-- Your instructions --
Quote all of the data that follows exactly as written, skipping the images.

-- Data provided --

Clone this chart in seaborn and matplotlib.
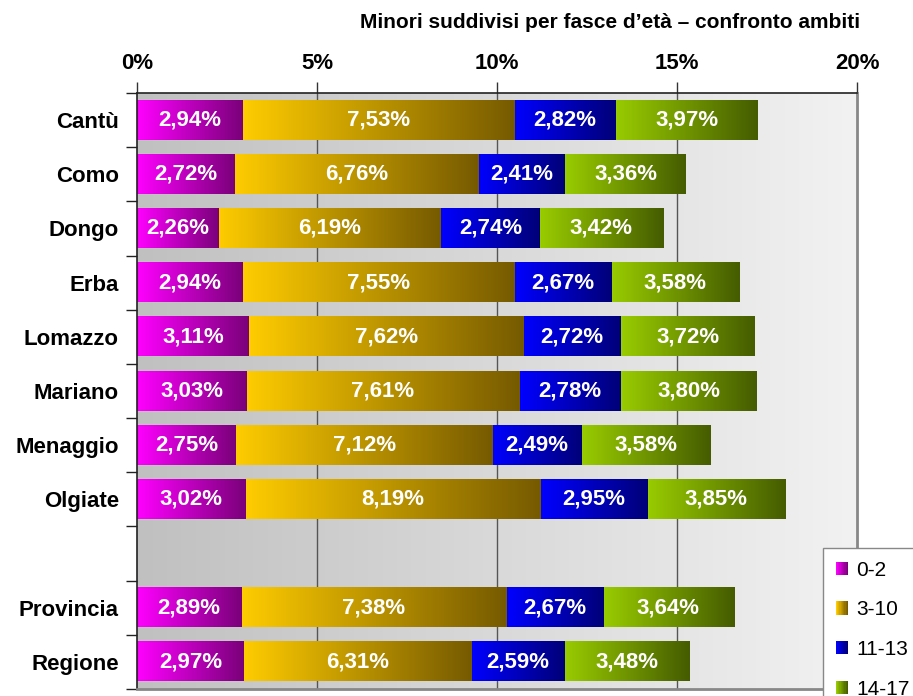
import numpy as np
import pandas as pd
import seaborn as sns
import matplotlib
matplotlib.use("Agg")
import matplotlib.pyplot as plt
from matplotlib.colors import to_rgb
from matplotlib.patches import Rectangle, Patch
from matplotlib.legend_handler import HandlerBase

ambiti = ["Cantù", "Como", "Dongo", "Erba", "Lomazzo", "Mariano", "Menaggio",
          "Olgiate", "Provincia", "Regione"]
fasce = ["0-2", "3-10", "11-13", "14-17"]
v0_2 = [2.94, 2.72, 2.26, 2.94, 3.11, 3.03, 2.75, 3.02, 2.89, 2.97]
v3_10 = [7.53, 6.76, 6.19, 7.55, 7.62, 7.61, 7.12, 8.19, 7.38, 6.31]
v11_13 = [2.82, 2.41, 2.74, 2.67, 2.72, 2.78, 2.49, 2.95, 2.67, 2.59]
v14_17 = [3.97, 3.36, 3.42, 3.58, 3.72, 3.80, 3.58, 3.85, 3.64, 3.48]
x_ticks = [0, 5, 10, 15, 20]
x_labels = ["0%", "5%", "10%", "15%", "20%"]

# row order on the chart, with an empty slot before Provincia
order = ambiti[:8] + [" "] + ambiti[8:]

# gradient colours (left -> right) for each age band
grad = {
    "0-2": ("#ff00ff", "#7a007a"),
    "3-10": ("#ffcc00", "#765a00"),
    "11-13": ("#0000ff", "#000078"),
    "14-17": ("#99cc00", "#455c00"),
}

df = pd.DataFrame({"ambito": ambiti, "0-2": v0_2, "3-10": v3_10,
                   "11-13": v11_13, "14-17": v14_17})
cum = df[fasce].cumsum(axis=1)
cum["ambito"] = df["ambito"]
start = cum[fasce].shift(1, axis=1).fillna(0)
start["ambito"] = df["ambito"]


def ramp(c0, c1, n=256):
    a, b = np.array(to_rgb(c0)), np.array(to_rgb(c1))
    t = np.linspace(0, 1, n)[:, None]
    return (a * (1 - t) + b * t)[None, :, :]


sns.set_style("white")
plt.rcParams["font.family"] = ["Liberation Sans", "DejaVu Sans"]
plt.rcParams["text.color"] = "black"
plt.rcParams["xtick.color"] = "black"
plt.rcParams["ytick.color"] = "black"

fig = plt.figure(figsize=(9.13, 6.96), dpi=100)
ax = fig.add_axes([137 / 913, 1 - 689 / 696, 720 / 913, (689 - 93) / 696])

# plot area background: gray gradient
bg = ramp("#c0c0c0", "#f2f2f2")
ax.imshow(bg, extent=[0, 1, 0, 1], transform=ax.transAxes, aspect="auto",
          zorder=0, interpolation="bilinear")
for xv in x_ticks[1:-1]:
    ax.axvline(xv, color="#555555", lw=1, zorder=0.5)

# stacked bars: cumulative totals, longest first
for fascia in reversed(fasce):
    n0 = len(ax.patches)
    sns.barplot(data=cum, x=fascia, y="ambito", order=order, orient="h",
                color=grad[fascia][0], width=0.72, errorbar=None, ax=ax)
    for p in ax.patches[n0:]:
        yc = p.get_y() + p.get_height() / 2
        name = order[int(round(yc))]
        left = start.loc[start["ambito"] == name, fascia].iloc[0]
        right = p.get_width()
        y0, y1 = p.get_y(), p.get_y() + p.get_height()
        p.set_facecolor("none")
        p.set_edgecolor("none")
        ax.imshow(ramp(*grad[fascia]), extent=[left, right, y1, y0],
                  aspect="auto", zorder=2, interpolation="bilinear")
        val = right - left
        ax.text((left + right) / 2, yc, f"{val:.2f}%".replace(".", ","),
                ha="center", va="center", color="white", fontsize=16,
                fontweight="bold", zorder=3)

ax.set_xlim(0, 20)
ax.set_ylim(len(order) - 0.5, -0.5)
ax.set_xlabel("")
ax.set_ylabel("")

ax.xaxis.tick_top()
ax.set_xticks(x_ticks)
ax.set_xticklabels(x_labels, fontsize=16, fontweight="bold")
ax.tick_params(axis="x", top=True, bottom=False, length=8, width=1,
               color="#333333", pad=6)

ax.set_yticks(range(len(order)))
ax.set_yticklabels(order, fontsize=16, fontweight="bold")
ax.set_yticks(np.arange(-0.5, len(order)), minor=True)
ax.tick_params(axis="y", which="major", length=0, pad=13)
ax.tick_params(axis="y", which="minor", left=True, length=8, width=1,
               color="#222222")

for s in ["top", "left"]:
    ax.spines[s].set_color("#222222")
    ax.spines[s].set_linewidth(1.2)
for s in ["right", "bottom"]:
    ax.spines[s].set_color("#888888")
    ax.spines[s].set_linewidth(2)

fig.text(610 / 913, 1 - 22 / 696,
         "Minori suddivisi per fasce d’età – confronto ambiti",
         ha="center", va="center", fontsize=15, fontweight="bold")


class GradientHandler(HandlerBase):
    def create_artists(self, legend, orig_handle, xdescent, ydescent,
                       width, height, fontsize, trans):
        c0, c1 = grad[orig_handle.get_label()]
        cols = ramp(c0, c1, 10)[0]
        w = width / len(cols)
        return [Rectangle((-xdescent + i * w, -ydescent), w, height,
                          facecolor=c, edgecolor="none", transform=trans)
                for i, c in enumerate(cols)]


handles = [Patch(label=f) for f in fasce]
leg = fig.legend(handles=handles, labels=fasce, loc="upper left",
                 bbox_to_anchor=(823 / 913, 1 - 548 / 696),
                 handler_map={h: GradientHandler() for h in handles},
                 frameon=True, fancybox=False, edgecolor="#888888",
                 framealpha=1, fontsize=15, handlelength=0.6,
                 handleheight=0.6, handletextpad=0.4, labelspacing=1.0,
                 borderpad=0.6, borderaxespad=0)

fig.savefig("out.png", dpi=100)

-- Reply to the exercise --
Clone this chart in seaborn and matplotlib.
import numpy as np
import pandas as pd
import seaborn as sns
import matplotlib
matplotlib.use("Agg")
import matplotlib.pyplot as plt
from matplotlib.colors import to_rgb
from matplotlib.patches import Rectangle, Patch
from matplotlib.legend_handler import HandlerBase

ambiti = ["Cantù", "Como", "Dongo", "Erba", "Lomazzo", "Mariano", "Menaggio",
          "Olgiate", "Provincia", "Regione"]
fasce = ["0-2", "3-10", "11-13", "14-17"]
v0_2 = [2.94, 2.72, 2.26, 2.94, 3.11, 3.03, 2.75, 3.02, 2.89, 2.97]
v3_10 = [7.53, 6.76, 6.19, 7.55, 7.62, 7.61, 7.12, 8.19, 7.38, 6.31]
v11_13 = [2.82, 2.41, 2.74, 2.67, 2.72, 2.78, 2.49, 2.95, 2.67, 2.59]
v14_17 = [3.97, 3.36, 3.42, 3.58, 3.72, 3.80, 3.58, 3.85, 3.64, 3.48]
x_ticks = [0, 5, 10, 15, 20]
x_labels = ["0%", "5%", "10%", "15%", "20%"]

# row order on the chart, with an empty slot before Provincia
order = ambiti[:8] + [" "] + ambiti[8:]

# gradient colours (left -> right) for each age band
grad = {
    "0-2": ("#ff00ff", "#7a007a"),
    "3-10": ("#ffcc00", "#765a00"),
    "11-13": ("#0000ff", "#000078"),
    "14-17": ("#99cc00", "#455c00"),
}

df = pd.DataFrame({"ambito": ambiti, "0-2": v0_2, "3-10": v3_10,
                   "11-13": v11_13, "14-17": v14_17})
cum = df[fasce].cumsum(axis=1)
cum["ambito"] = df["ambito"]
start = cum[fasce].shift(1, axis=1).fillna(0)
start["ambito"] = df["ambito"]


def ramp(c0, c1, n=256):
    a, b = np.array(to_rgb(c0)), np.array(to_rgb(c1))
    t = np.linspace(0, 1, n)[:, None]
    return (a * (1 - t) + b * t)[None, :, :]


sns.set_style("white")
plt.rcParams["font.family"] = ["Liberation Sans", "DejaVu Sans"]
plt.rcParams["text.color"] = "black"
plt.rcParams["xtick.color"] = "black"
plt.rcParams["ytick.color"] = "black"

fig = plt.figure(figsize=(9.13, 6.96), dpi=100)
ax = fig.add_axes([137 / 913, 1 - 689 / 696, 720 / 913, (689 - 93) / 696])

# plot area background: gray gradient
bg = ramp("#c0c0c0", "#f2f2f2")
ax.imshow(bg, extent=[0, 1, 0, 1], transform=ax.transAxes, aspect="auto",
          zorder=0, interpolation="bilinear")
for xv in x_ticks[1:-1]:
    ax.axvline(xv, color="#555555", lw=1, zorder=0.5)

# stacked bars: cumulative totals, longest first
for fascia in reversed(fasce):
    n0 = len(ax.patches)
    sns.barplot(data=cum, x=fascia, y="ambito", order=order, orient="h",
                color=grad[fascia][0], width=0.72, errorbar=None, ax=ax)
    for p in ax.patches[n0:]:
        yc = p.get_y() + p.get_height() / 2
        name = order[int(round(yc))]
        left = start.loc[start["ambito"] == name, fascia].iloc[0]
        right = p.get_width()
        y0, y1 = p.get_y(), p.get_y() + p.get_height()
        p.set_facecolor("none")
        p.set_edgecolor("none")
        ax.imshow(ramp(*grad[fascia]), extent=[left, right, y1, y0],
                  aspect="auto", zorder=2, interpolation="bilinear")
        val = right - left
        ax.text((left + right) / 2, yc, f"{val:.2f}%".replace(".", ","),
                ha="center", va="center", color="white", fontsize=16,
                fontweight="bold", zorder=3)

ax.set_xlim(0, 20)
ax.set_ylim(len(order) - 0.5, -0.5)
ax.set_xlabel("")
ax.set_ylabel("")

ax.xaxis.tick_top()
ax.set_xticks(x_ticks)
ax.set_xticklabels(x_labels, fontsize=16, fontweight="bold")
ax.tick_params(axis="x", top=True, bottom=False, length=8, width=1,
               color="#333333", pad=6)

ax.set_yticks(range(len(order)))
ax.set_yticklabels(order, fontsize=16, fontweight="bold")
ax.set_yticks(np.arange(-0.5, len(order)), minor=True)
ax.tick_params(axis="y", which="major", length=0, pad=13)
ax.tick_params(axis="y", which="minor", left=True, length=8, width=1,
               color="#222222")

for s in ["top", "left"]:
    ax.spines[s].set_color("#222222")
    ax.spines[s].set_linewidth(1.2)
for s in ["right", "bottom"]:
    ax.spines[s].set_color("#888888")
    ax.spines[s].set_linewidth(2)

fig.text(610 / 913, 1 - 22 / 696,
         "Minori suddivisi per fasce d’età – confronto ambiti",
         ha="center", va="center", fontsize=15, fontweight="bold")


class GradientHandler(HandlerBase):
    def create_artists(self, legend, orig_handle, xdescent, ydescent,
                       width, height, fontsize, trans):
        c0, c1 = grad[orig_handle.get_label()]
        cols = ramp(c0, c1, 10)[0]
        w = width / len(cols)
        return [Rectangle((-xdescent + i * w, -ydescent), w, height,
                          facecolor=c, edgecolor="none", transform=trans)
                for i, c in enumerate(cols)]


handles = [Patch(label=f) for f in fasce]
leg = fig.legend(handles=handles, labels=fasce, loc="upper left",
                 bbox_to_anchor=(823 / 913, 1 - 548 / 696),
                 handler_map={h: GradientHandler() for h in handles},
                 frameon=True, fancybox=False, edgecolor="#888888",
                 framealpha=1, fontsize=15, handlelength=0.6,
                 handleheight=0.6, handletextpad=0.4, labelspacing=1.0,
                 borderpad=0.6, borderaxespad=0)

fig.savefig("out.png", dpi=100)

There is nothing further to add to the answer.